◆ **Your task**
Omit all pictures. Copy the rest of the material exactly.
[start Provided material]
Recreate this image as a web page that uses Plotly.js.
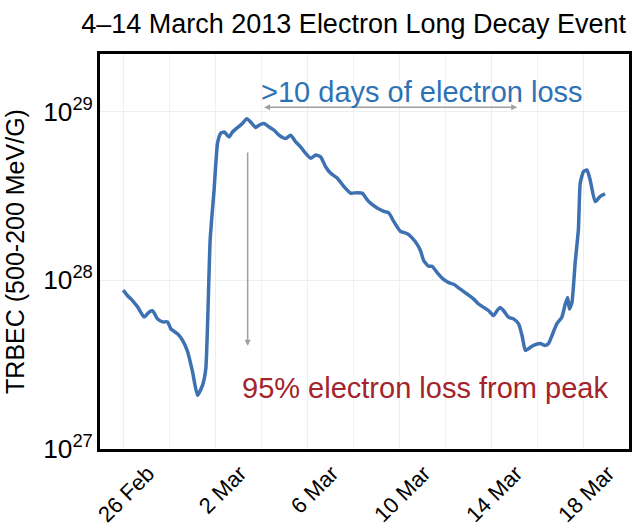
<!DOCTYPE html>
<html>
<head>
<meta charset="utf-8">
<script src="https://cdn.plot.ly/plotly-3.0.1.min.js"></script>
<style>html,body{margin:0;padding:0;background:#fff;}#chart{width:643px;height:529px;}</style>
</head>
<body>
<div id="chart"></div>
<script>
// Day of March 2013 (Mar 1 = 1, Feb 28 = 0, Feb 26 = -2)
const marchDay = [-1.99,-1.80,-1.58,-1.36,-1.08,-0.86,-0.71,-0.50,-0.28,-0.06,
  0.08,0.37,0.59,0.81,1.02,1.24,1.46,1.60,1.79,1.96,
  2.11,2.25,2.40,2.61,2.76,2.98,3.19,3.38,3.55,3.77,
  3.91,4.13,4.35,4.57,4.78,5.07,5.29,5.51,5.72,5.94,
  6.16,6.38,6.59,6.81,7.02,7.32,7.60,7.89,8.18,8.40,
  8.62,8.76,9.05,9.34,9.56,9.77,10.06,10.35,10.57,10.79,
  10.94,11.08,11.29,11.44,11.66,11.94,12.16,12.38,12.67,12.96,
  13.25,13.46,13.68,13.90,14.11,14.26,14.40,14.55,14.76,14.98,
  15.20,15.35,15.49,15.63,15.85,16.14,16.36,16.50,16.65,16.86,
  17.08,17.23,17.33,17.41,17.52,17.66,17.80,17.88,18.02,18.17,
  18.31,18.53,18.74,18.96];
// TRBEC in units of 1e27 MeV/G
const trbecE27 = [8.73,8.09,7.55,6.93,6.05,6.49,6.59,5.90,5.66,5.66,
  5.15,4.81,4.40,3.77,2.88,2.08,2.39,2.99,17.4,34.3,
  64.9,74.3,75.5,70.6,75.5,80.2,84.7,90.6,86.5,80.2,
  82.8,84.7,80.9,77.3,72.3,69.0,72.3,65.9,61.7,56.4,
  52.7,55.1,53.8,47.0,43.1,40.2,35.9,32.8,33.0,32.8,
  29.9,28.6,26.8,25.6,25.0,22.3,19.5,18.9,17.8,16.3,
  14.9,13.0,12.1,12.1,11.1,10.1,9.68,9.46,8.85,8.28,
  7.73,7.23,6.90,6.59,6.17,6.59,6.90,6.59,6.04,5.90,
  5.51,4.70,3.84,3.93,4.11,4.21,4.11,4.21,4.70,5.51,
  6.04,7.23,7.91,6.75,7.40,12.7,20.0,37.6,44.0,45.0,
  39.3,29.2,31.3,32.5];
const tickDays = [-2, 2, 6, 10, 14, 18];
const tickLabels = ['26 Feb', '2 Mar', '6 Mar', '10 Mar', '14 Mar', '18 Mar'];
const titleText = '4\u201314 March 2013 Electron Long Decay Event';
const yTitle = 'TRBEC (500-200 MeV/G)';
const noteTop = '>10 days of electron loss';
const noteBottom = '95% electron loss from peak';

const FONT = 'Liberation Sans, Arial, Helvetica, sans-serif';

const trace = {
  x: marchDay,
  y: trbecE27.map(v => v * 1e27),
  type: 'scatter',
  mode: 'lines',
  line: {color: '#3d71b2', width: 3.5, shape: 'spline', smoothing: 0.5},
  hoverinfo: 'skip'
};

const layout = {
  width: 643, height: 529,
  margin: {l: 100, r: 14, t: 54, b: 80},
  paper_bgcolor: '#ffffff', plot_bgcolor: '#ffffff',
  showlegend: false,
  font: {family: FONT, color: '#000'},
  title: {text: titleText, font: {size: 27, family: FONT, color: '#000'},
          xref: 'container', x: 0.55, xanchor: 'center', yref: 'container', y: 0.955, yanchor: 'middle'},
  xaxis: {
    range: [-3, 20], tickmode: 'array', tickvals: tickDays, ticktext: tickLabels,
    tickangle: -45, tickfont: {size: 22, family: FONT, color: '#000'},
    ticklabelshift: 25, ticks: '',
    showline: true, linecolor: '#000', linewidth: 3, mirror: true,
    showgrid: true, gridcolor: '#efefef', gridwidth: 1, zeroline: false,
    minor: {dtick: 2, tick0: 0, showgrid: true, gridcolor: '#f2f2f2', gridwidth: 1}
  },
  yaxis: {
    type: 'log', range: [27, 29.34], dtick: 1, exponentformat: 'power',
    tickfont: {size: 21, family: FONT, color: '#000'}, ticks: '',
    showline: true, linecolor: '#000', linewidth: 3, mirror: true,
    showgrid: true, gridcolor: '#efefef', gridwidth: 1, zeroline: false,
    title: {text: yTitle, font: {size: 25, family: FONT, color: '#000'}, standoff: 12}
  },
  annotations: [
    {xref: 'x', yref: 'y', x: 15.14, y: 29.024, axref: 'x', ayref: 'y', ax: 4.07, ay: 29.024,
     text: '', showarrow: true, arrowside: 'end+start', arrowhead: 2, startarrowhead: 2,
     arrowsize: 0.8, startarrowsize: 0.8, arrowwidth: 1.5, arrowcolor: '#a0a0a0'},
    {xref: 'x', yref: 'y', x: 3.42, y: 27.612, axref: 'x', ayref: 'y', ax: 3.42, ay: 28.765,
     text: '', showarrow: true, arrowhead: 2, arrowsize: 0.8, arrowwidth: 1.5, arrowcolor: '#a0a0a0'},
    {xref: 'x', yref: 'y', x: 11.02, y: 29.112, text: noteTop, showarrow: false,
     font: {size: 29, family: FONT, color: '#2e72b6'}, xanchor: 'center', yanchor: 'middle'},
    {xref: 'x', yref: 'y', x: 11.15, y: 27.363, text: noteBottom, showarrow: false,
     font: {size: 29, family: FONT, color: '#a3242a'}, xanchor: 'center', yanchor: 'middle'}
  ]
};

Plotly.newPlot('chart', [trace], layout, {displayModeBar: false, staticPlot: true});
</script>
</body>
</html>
[end Provided material]
◆ **Reply to the exercise**
Recreate this image as a web page that uses Plotly.js.
<!DOCTYPE html>
<html>
<head>
<meta charset="utf-8">
<script src="https://cdn.plot.ly/plotly-3.0.1.min.js"></script>
<style>html,body{margin:0;padding:0;background:#fff;}#chart{width:643px;height:529px;}</style>
</head>
<body>
<div id="chart"></div>
<script>
// Day of March 2013 (Mar 1 = 1, Feb 28 = 0, Feb 26 = -2)
const marchDay = [-1.99,-1.80,-1.58,-1.36,-1.08,-0.86,-0.71,-0.50,-0.28,-0.06,
  0.08,0.37,0.59,0.81,1.02,1.24,1.46,1.60,1.79,1.96,
  2.11,2.25,2.40,2.61,2.76,2.98,3.19,3.38,3.55,3.77,
  3.91,4.13,4.35,4.57,4.78,5.07,5.29,5.51,5.72,5.94,
  6.16,6.38,6.59,6.81,7.02,7.32,7.60,7.89,8.18,8.40,
  8.62,8.76,9.05,9.34,9.56,9.77,10.06,10.35,10.57,10.79,
  10.94,11.08,11.29,11.44,11.66,11.94,12.16,12.38,12.67,12.96,
  13.25,13.46,13.68,13.90,14.11,14.26,14.40,14.55,14.76,14.98,
  15.20,15.35,15.49,15.63,15.85,16.14,16.36,16.50,16.65,16.86,
  17.08,17.23,17.33,17.41,17.52,17.66,17.80,17.88,18.02,18.17,
  18.31,18.53,18.74,18.96];
// TRBEC in units of 1e27 MeV/G
const trbecE27 = [8.73,8.09,7.55,6.93,6.05,6.49,6.59,5.90,5.66,5.66,
  5.15,4.81,4.40,3.77,2.88,2.08,2.39,2.99,17.4,34.3,
  64.9,74.3,75.5,70.6,75.5,80.2,84.7,90.6,86.5,80.2,
  82.8,84.7,80.9,77.3,72.3,69.0,72.3,65.9,61.7,56.4,
  52.7,55.1,53.8,47.0,43.1,40.2,35.9,32.8,33.0,32.8,
  29.9,28.6,26.8,25.6,25.0,22.3,19.5,18.9,17.8,16.3,
  14.9,13.0,12.1,12.1,11.1,10.1,9.68,9.46,8.85,8.28,
  7.73,7.23,6.90,6.59,6.17,6.59,6.90,6.59,6.04,5.90,
  5.51,4.70,3.84,3.93,4.11,4.21,4.11,4.21,4.70,5.51,
  6.04,7.23,7.91,6.75,7.40,12.7,20.0,37.6,44.0,45.0,
  39.3,29.2,31.3,32.5];
const tickDays = [-2, 2, 6, 10, 14, 18];
const tickLabels = ['26 Feb', '2 Mar', '6 Mar', '10 Mar', '14 Mar', '18 Mar'];
const titleText = '4\u201314 March 2013 Electron Long Decay Event';
const yTitle = 'TRBEC (500-200 MeV/G)';
const noteTop = '>10 days of electron loss';
const noteBottom = '95% electron loss from peak';

const FONT = 'Liberation Sans, Arial, Helvetica, sans-serif';

const trace = {
  x: marchDay,
  y: trbecE27.map(v => v * 1e27),
  type: 'scatter',
  mode: 'lines',
  line: {color: '#3d71b2', width: 3.5, shape: 'spline', smoothing: 0.5},
  hoverinfo: 'skip'
};

const layout = {
  width: 643, height: 529,
  margin: {l: 100, r: 14, t: 54, b: 80},
  paper_bgcolor: '#ffffff', plot_bgcolor: '#ffffff',
  showlegend: false,
  font: {family: FONT, color: '#000'},
  title: {text: titleText, font: {size: 27, family: FONT, color: '#000'},
          xref: 'container', x: 0.55, xanchor: 'center', yref: 'container', y: 0.955, yanchor: 'middle'},
  xaxis: {
    range: [-3, 20], tickmode: 'array', tickvals: tickDays, ticktext: tickLabels,
    tickangle: -45, tickfont: {size: 22, family: FONT, color: '#000'},
    ticklabelshift: 25, ticks: '',
    showline: true, linecolor: '#000', linewidth: 3, mirror: true,
    showgrid: true, gridcolor: '#efefef', gridwidth: 1, zeroline: false,
    minor: {dtick: 2, tick0: 0, showgrid: true, gridcolor: '#f2f2f2', gridwidth: 1}
  },
  yaxis: {
    type: 'log', range: [27, 29.34], dtick: 1, exponentformat: 'power',
    tickfont: {size: 21, family: FONT, color: '#000'}, ticks: '',
    showline: true, linecolor: '#000', linewidth: 3, mirror: true,
    showgrid: true, gridcolor: '#efefef', gridwidth: 1, zeroline: false,
    title: {text: yTitle, font: {size: 25, family: FONT, color: '#000'}, standoff: 12}
  },
  annotations: [
    {xref: 'x', yref: 'y', x: 15.14, y: 29.024, axref: 'x', ayref: 'y', ax: 4.07, ay: 29.024,
     text: '', showarrow: true, arrowside: 'end+start', arrowhead: 2, startarrowhead: 2,
     arrowsize: 0.8, startarrowsize: 0.8, arrowwidth: 1.5, arrowcolor: '#a0a0a0'},
    {xref: 'x', yref: 'y', x: 3.42, y: 27.612, axref: 'x', ayref: 'y', ax: 3.42, ay: 28.765,
     text: '', showarrow: true, arrowhead: 2, arrowsize: 0.8, arrowwidth: 1.5, arrowcolor: '#a0a0a0'},
    {xref: 'x', yref: 'y', x: 11.02, y: 29.112, text: noteTop, showarrow: false,
     font: {size: 29, family: FONT, color: '#2e72b6'}, xanchor: 'center', yanchor: 'middle'},
    {xref: 'x', yref: 'y', x: 11.15, y: 27.363, text: noteBottom, showarrow: false,
     font: {size: 29, family: FONT, color: '#a3242a'}, xanchor: 'center', yanchor: 'middle'}
  ]
};

Plotly.newPlot('chart', [trace], layout, {displayModeBar: false, staticPlot: true});
</script>
</body>
</html>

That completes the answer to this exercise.